Avec le courage et la persévérance T.T a continué ses études et il se débrouille dans une entreprise aujourd’hui.
« …J’ai perdu mes deux parents quand je ne connaissais rien, ma mère quand j’avais 3 ans et mon père quand j’étais en primaire. J’ai été élevé par ma tante, après ma 6ème année, j’étais obligé de marcher 6 kilomètres (aller-retour) chaque jour pour aller à l’école puisqu’il n’y avait pas de second cycle dans mon village. Après mon DEF, j’ai été orienté dans une commune où il y’avait aucun membre de ma famille, ma Tante avait du mal à m’acheter les kits scolaires.
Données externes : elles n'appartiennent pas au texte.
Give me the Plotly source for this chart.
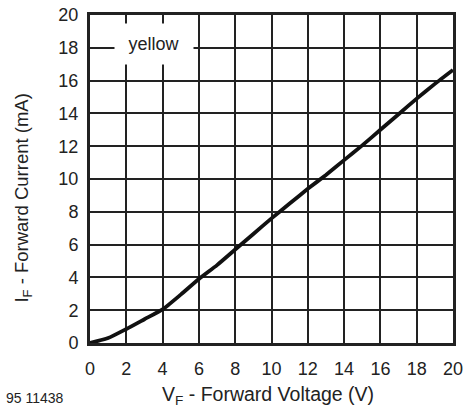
import plotly.graph_objects as go

vf = [0, 1, 2, 3, 4, 5, 6, 7, 8, 9, 10, 11, 12, 13, 14, 15, 16, 17, 18, 19, 20]
if_ma = [0, 0.3, 0.85, 1.45, 2.05, 2.95, 3.9, 4.75, 5.7, 6.65, 7.6, 8.5, 9.4, 10.25, 11.15, 12.05, 13.0, 13.95, 14.9, 15.8, 16.65]

tick_vals = list(range(0, 21, 2))
tick_text = [str(v) for v in tick_vals]

x_title = "V<sub>F</sub> - Forward Voltage (V)"
y_title = "I<sub>F</sub> - Forward Current (mA)"
curve_label = "yellow"
figure_id = "95 11438"

font_family = "Liberation Sans, Arial, sans-serif"
ink = "#222222"

fig = go.Figure()
fig.add_trace(go.Scatter(x=vf, y=if_ma, mode="lines",
                         line=dict(color="#111111", width=3.8, shape="spline", smoothing=0.5),
                         showlegend=False, hoverinfo="skip"))

axis_common = dict(
    range=[0, 20], tickvals=tick_vals, ticktext=tick_text,
    showgrid=True, gridcolor=ink, gridwidth=1.5,
    showline=True, linecolor=ink, linewidth=3, mirror=True,
    zeroline=False, ticks="", fixedrange=True, automargin=False,
    ticklabeloverflow="allow",
    tickfont=dict(family=font_family, size=18, color=ink),
)

fig.update_xaxes(**axis_common, ticklabelstandoff=7)
fig.update_yaxes(**axis_common, ticklabelstandoff=5)

fig.add_annotation(x=3.5, y=18.25, xref="x", yref="y", text=curve_label, showarrow=False,
                   bgcolor="white", width=76, height=38,
                   font=dict(family=font_family, size=18, color=ink))

fig.add_annotation(x=0.489, y=-0.16, xref="paper", yref="paper", text=x_title,
                   showarrow=False, xanchor="center", yanchor="middle",
                   font=dict(family=font_family, size=19.5, color=ink))

fig.add_annotation(x=-0.185, y=0.443, xref="paper", yref="paper", text=y_title,
                   showarrow=False, xanchor="center", yanchor="middle", textangle=-90,
                   font=dict(family=font_family, size=18.5, color=ink))

fig.add_annotation(x=-0.236, y=-0.168, xref="paper", yref="paper", text=figure_id,
                   showarrow=False, xanchor="left", yanchor="middle",
                   font=dict(family=font_family, size=14, color=ink))

fig.update_layout(
    width=463, height=408,
    margin=dict(l=90, r=10, t=15, b=65, autoexpand=False),
    paper_bgcolor="white", plot_bgcolor="white",
)

fig.write_html("out.html", config={"displayModeBar": False},
               post_script="document.body.style.margin='0';document.body.style.padding='0';")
L’homme qui a fiancé ma tante après la mort de mon père est parti avec elle en Côte d’Ivoire, j’ai ensuite été confié à un tonton. Mon logeur n’avait pas assez de moyen pour nourrir la famille. Malgré les difficultés, je me suis débrouillé jusqu’à obtenir le BAC en 2020. Très content, croyant que c’était la fin des souffrances. Actuellement, je loge chez un tonton dans un quartier périphérique de Bamako, qui n’a pas assez de moyen, c’est un maître coranique qui consacre plus de la moitié de son temps à apprendre ses disciples à lire et à écrire le coran. Dans la maison, aucun membre de la famille n’a atteint un niveau supérieur à l’école, du coup je suis livré à moi-même. Grâce à l’information de mes collègues, je me suis inscrit à la FSEG sur la colline de Badalabougou.
Je prends le sotrama (bus) deux fois avant de monter la colline. La famille ne soucis pas de mes études. On va à l’école deux fois par semaine. Étant obligé de faire des mains-d’œuvre pour avoir mes transports et d’autres nécessités, je consacre le reste de la semaine aux travaux. Au moment où je vous parle on n’a pas encore reçu nos bourses, du coup je ne sais plus que faire. Malgré les difficultés que j’ai pu surmonter de mon enfance à aujourd’hui, je n’ai vraiment plus envie de continuer les études… »
Après l’avoir écouté avec tant d’émotion, je le demande pourquoi il veut abandonner?
« Par ce que je ne sais plus que faire, je sais plus où aller. Je pense à deux options, soit abandonner les études et chercher un boulot ou bien continuer à souffrir sans savoir où aller. Sincèrement je suis perdu et je ne vois plus d’espoir dans cette vie misérable… » Nous témoigne Z.K, un fils de paysan victime de l’enfer de Bamako.
Difficile d’écouter ces témoignages sans avoir des larmes aux yeux. Des preuves palpables qui nous montre que, non seulement les élèves paysans n’ont pas une éducation prometteuse mais ils manquent de soutiens à tous les niveaux. Combien d’étudiants ont vécu ou vivent dans ces situations de précarité à Bamako ?
Solutions possible…
Selon T.T (témoin 1), l’état doit prendre ses responsabilités, en équipant les cantines scolaires, donnant les trousseaux et bourses avant la rentrée universitaire, et revoir son système d’éducation.
Selon Z.K (témoin 2), l’état doit donner les bourses dès le début des cours, les parents doivent jouer leur rôle parental.
A travers ces témoignages, nous venons d’apprendre que Bamako est un enfer pour les étudiants fils de paysan. Une fois à Bamako, ils sont livrés à eux-mêmes, beaucoup n’ont pas de proches qui résident à Bamako ; ils ne sont soutenus ni financièrement, ni moralement et ni matériellement. Ce qui résulte à de nombreux abandons scolaires.
Les autorités vont-ils continuer à fermer les yeux sur cette problématique qui dévalorise et défavorise les pauvres au Mali ?
Les pauvres ne demandent que l’application stricte de l’article 18 de la constitution de leur pays.